Ending a school year is like finishing a marathon. Having run a marathon, I can say running the last .2 of the 26.2 was the easiest. The miles at the beginning of the end - miles 20 through 26 - were the hardest. The same was true for me as I raced to the school year finish line. As in my marathon, the days and months at the beginning of the end of school - after spring vacation going forward - were my most challenging. I was quite sure, at times, that I couldn't run one more mile. But I did. I finished. And so did my students. Together, we crossed that finish line - a little tired and out of breath - but feeling accomplished. Happy. And already planning for the next marathon.
Just as it was an end for all of us, the next year's beginning appeared on the road just up ahead. Rising like a new hill to climb, we could see it, my students and I, so we paused a moment - neither here, nor there - looking back and looking forward. Looking back, I wanted us to reflect on the year's learning as writers. Looking forward, I wanted us to dream.
Borrowing a thought from William Zinsser, I asked my students to write a reflective letter about writing well. Some 5th grade thoughts on writing well:
I now know that grammar is important, but writing is from the heart. ~MI
I learned that writing can be sloppy, that stories can be messy in your writer's notebook, that a writer's notebook is a place to feel free. ~DN
This year what helped me write well was when I got home I would think about what I wrote that day and what I would do the next day. ~CJ
This year I learned that if the writer has feelings, the reader has feelings. ~ SJ
What helped me write well this year was bouncing ideas off somebody. It helped me get some of the bad ideas out and then the good ideas started coming. ~LK
The thing that helped me as a writer this year is to take a break from a piece and then an idea will come. ~CB
What helped me write well this year? The confidence and courage writers gave me. ~AB
I believe in the power of positive thought. We are what we think. We become what we think. I believe in self-actualization. Having been trained in Responsive Classroom, we begin every school year reflecting on our hopes and dreams. This was the first year I ended the school year dreaming and hoping.
"What a man can be, he must be. This need we may call self-actualization...It refers to the desire for self-fulfillment, namely, to the tendency for him to become actualized in what he is potentially. This tendency might be phrased as the desire to become more and more what one is, to become everything that one is capable of becoming." ~Abraham Maslow
I credit my colleague, Becky, with the idea for creating dream boards.
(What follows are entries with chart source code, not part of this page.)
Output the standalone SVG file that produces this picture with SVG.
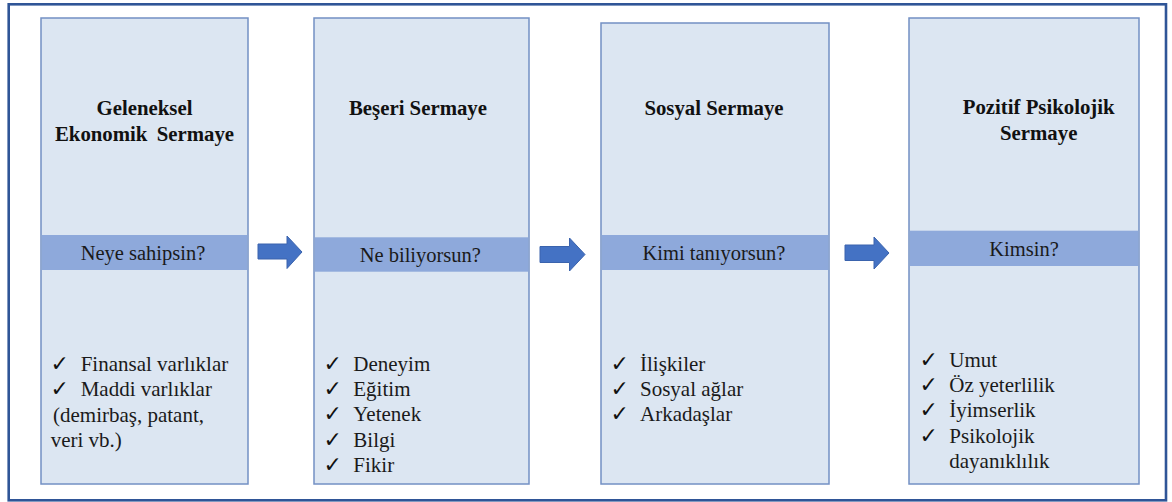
<svg xmlns="http://www.w3.org/2000/svg" width="1172" height="502" viewBox="0 0 1172 502" font-family="'Liberation Serif', 'Times New Roman', serif">
  <style>
    .frame { fill: #ffffff; stroke: #2F5597; stroke-width: 2.6; }
    .box { fill: #DCE6F2; stroke: #7390C4; stroke-width: 1.5; }
    .band { fill: #8EA9DB; }
    .title { font-weight: bold; font-size: 20.8px; fill: #111; text-anchor: middle; }
    .question { font-size: 20.5px; fill: #1a1a1a; text-anchor: middle; }
    .item { font-size: 21px; fill: #1a1a1a; }
    .check { font-family: "DejaVu Sans", sans-serif; font-size: 22px; fill: #111; }
    .arrow { fill: #4472C4; stroke: #3A63AD; stroke-width: 1; }
  </style>

  <!-- outer frame -->
  <rect class="frame" x="8.7" y="4.3" width="1157.3" height="496"/>

  <!-- stage 1 -->
  <g id="geleneksel">
    <rect class="box" x="41" y="18" width="207" height="466"/>
    <rect class="band" x="41.8" y="235" width="205.4" height="35"/>
    <text class="title" x="144.5" y="115">Geleneksel</text>
    <text class="title" x="144.5" y="140.7" word-spacing="4">Ekonomik Sermaye</text>
    <text class="question" x="143" y="259.5">Neye sahipsin?</text>
    <text class="check" x="50.5" y="370.7">✓</text>
    <text class="item" x="80.7" y="370.7">Finansal varlıklar</text>
    <text class="check" x="50.5" y="396.2">✓</text>
    <text class="item" x="80.7" y="396.2">Maddi varlıklar</text>
    <text class="item" x="53" y="421.5">(demirbaş, patant,</text>
    <text class="item" x="50.7" y="446.7">veri vb.)</text>
  </g>

  <!-- stage 2 -->
  <g id="beseri">
    <rect class="box" x="314" y="18" width="215" height="466"/>
    <rect class="band" x="314.8" y="237.3" width="213.4" height="34.4"/>
    <text class="title" x="418" y="115">Beşeri Sermaye</text>
    <text class="question" x="420.3" y="261.7">Ne biliyorsun?</text>
    <text class="check" x="323.5" y="370.7">✓</text>
    <text class="item" x="353.3" y="370.7">Deneyim</text>
    <text class="check" x="323.5" y="395.9">✓</text>
    <text class="item" x="353.3" y="395.9">Eğitim</text>
    <text class="check" x="323.5" y="421.1">✓</text>
    <text class="item" x="353.3" y="421.1">Yetenek</text>
    <text class="check" x="323.5" y="446.5">✓</text>
    <text class="item" x="353.3" y="446.5">Bilgi</text>
    <text class="check" x="323.5" y="471.7">✓</text>
    <text class="item" x="353.3" y="471.7">Fikir</text>
  </g>

  <!-- stage 3 -->
  <g id="sosyal">
    <rect class="box" x="601" y="23" width="228" height="461"/>
    <rect class="band" x="601.8" y="235" width="226.4" height="35"/>
    <text class="title" x="714" y="115">Sosyal Sermaye</text>
    <text class="question" x="714" y="260">Kimi tanıyorsun?</text>
    <text class="check" x="610.5" y="370.7">✓</text>
    <text class="item" x="640" y="370.7">İlişkiler</text>
    <text class="check" x="610.5" y="396">✓</text>
    <text class="item" x="640" y="396">Sosyal ağlar</text>
    <text class="check" x="610.5" y="420.8">✓</text>
    <text class="item" x="640" y="420.8">Arkadaşlar</text>
  </g>

  <!-- stage 4 -->
  <g id="pozitif">
    <rect class="box" x="909" y="18" width="230" height="466"/>
    <rect class="band" x="909.8" y="230.7" width="228.4" height="35.3"/>
    <text class="title" x="1038.7" y="114.3">Pozitif Psikolojik</text>
    <text class="title" x="1038.7" y="140">Sermaye</text>
    <text class="question" x="1024" y="255.7">Kimsin?</text>
    <text class="check" x="919.5" y="366.7">✓</text>
    <text class="item" x="949.3" y="366.7">Umut</text>
    <text class="check" x="919.5" y="392.3">✓</text>
    <text class="item" x="949.3" y="392.3">Öz yeterlilik</text>
    <text class="check" x="919.5" y="417.3">✓</text>
    <text class="item" x="949.3" y="417.3">İyimserlik</text>
    <text class="check" x="919.5" y="442.7">✓</text>
    <text class="item" x="949.3" y="442.7">Psikolojik</text>
    <text class="item" x="949.3" y="467.7">dayanıklılık</text>
  </g>

  <!-- block arrows between stages -->
  <g id="connectors">
    <polygon class="arrow" points="258,244 287,244 287,236 302,252 287,268.5 287,259 258,259"/>
    <polygon class="arrow" points="540,246.5 569.5,246.5 569.5,238 585,254.5 569.5,271 569.5,262.5 540,262.5"/>
    <polygon class="arrow" points="845,245 874,245 874,237 889,253 874,269 874,260.5 845,260.5"/>
  </g>
</svg>
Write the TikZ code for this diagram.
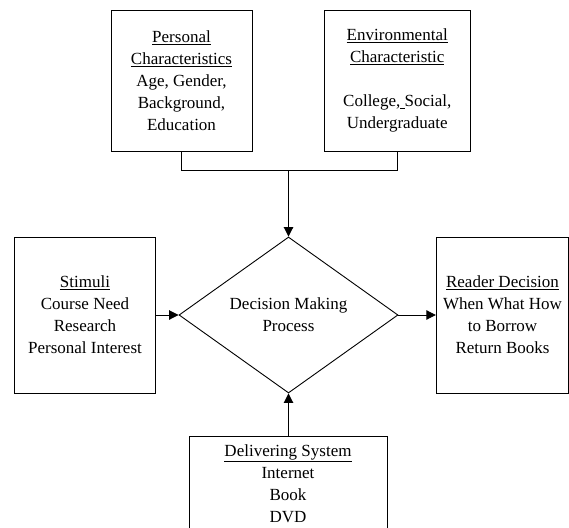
\documentclass[tikz,border=0pt]{standalone}
\usepackage{fontspec}
\setmainfont{Liberation Serif}
\usetikzlibrary{arrows.meta,shapes.geometric}
\begin{document}
\begin{tikzpicture}[x=1pt,y=-1pt,
  box/.style={draw,line width=0.9pt,inner sep=0pt},
  txt/.style={align=center,font=\fontsize{17}{22}\selectfont,inner sep=0pt},
  link/.style={line width=0.9pt},
  arr/.style={line width=0.9pt,-{Triangle[length=9.5pt,width=9.5pt]}}]
\useasboundingbox (0,0) rectangle (569,527);
% boxes
\node[box,minimum width=141pt,minimum height=141pt] (pers) at (181.5,80.5) {};
\node[box,minimum width=146.5pt,minimum height=141pt] (env) at (397.25,80.5) {};
\node[box,minimum width=141pt,minimum height=156pt] (stim) at (85,315) {};
\node[box,minimum width=132.5pt,minimum height=156pt] (read) at (502.5,315) {};
\node[box,minimum width=198pt,minimum height=100pt] (deli) at (288,486) {};
\node[draw,line width=0.9pt,diamond,inner sep=0pt,minimum width=219pt,minimum height=156pt,aspect=1.4] (dec) at (288.5,315) {};
% texts
\node[txt] (perst) at (pers.center) {\underline{Personal}\\\underline{Characteristics}\\Age, Gender,\\Background,\\Education};
\node[txt] (envt) at (env.center) {\underline{Environmental}\\\underline{Characteristic}\\\mbox{}\\College,\underline{\ }Social,\\Undergraduate};
\node[txt] (stimt) at (stim.center) {\underline{Stimuli}\\Course Need\\Research\\Personal Interest};
\node[txt] (readt) at (read.center) {\underline{Reader Decision}\\When What How\\to Borrow\\Return Books};
\node[txt] (dect) at (dec.center) {Decision Making\\Process};
\node[txt,anchor=north] (delit) at (288,444) {\underline{Delivering System}\\Internet\\Book\\DVD};
% connectors
\coordinate (j) at (288.5,170.5);
\draw[link] (pers.south) |- (j) -| (env.south);
\draw[arr] (j) -- (dec.north);
\draw[arr] (stim.east) -- (dec.west);
\draw[arr] (dec.east) -- (read.west);
\draw[arr] (deli.north -| dec.south) -- (dec.south);
\end{tikzpicture}
\end{document}
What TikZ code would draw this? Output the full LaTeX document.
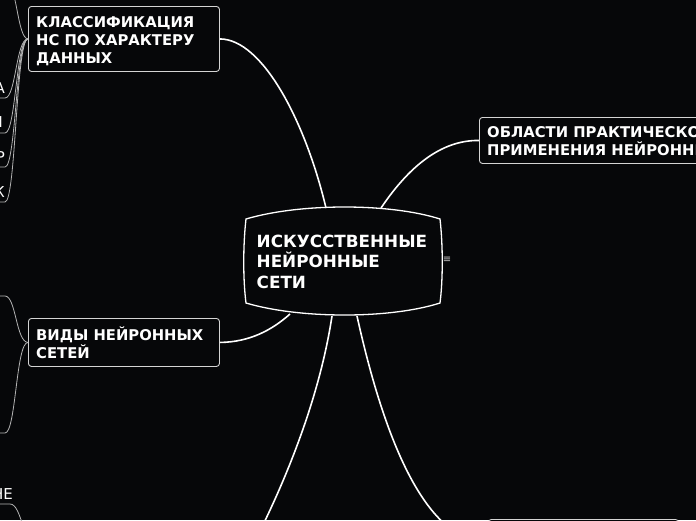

She came to me in late February with a flyer for a dream board workshop. I contacted the presenter. Didn't hear back until months later and by that time, the end of the year was on the horizon and I knew I could do this with my students on our own.
|My Own Dream Board|
We spent three gloriously messy days surrounded by paint, glue, and magazine clippings. Pom poms, ric rac, ribbon, glitter, stickers, burlap, and buttons gave texture and depth to our dreams. Teachers dream boarded alongside students. Academic goal words like: ASK, CONFIDENCE, MAKE MISTAKES, ORGANIZE and STRESS LESS appeared on the boards around me. Stuck in puddles of glue right alongside were interest words like SPORTS, ROCKS, NATURE, and HORSES. My students continued to write using an almost Found Poetry technique and remembered to feel with words like LOVE, PASSION, HEART, FAMILY, and DREAM peppering the paint.
We ended our year by dreaming about future beginnings.
Maybe endings aren't like periods at the end of a sentence. Maybe they're like commas. A pause, not a stop. Maybe an ending is more like moment of reflective thought as we stand there on our life's path - looking back, looking forward - and walking ahead into another dream's beginning.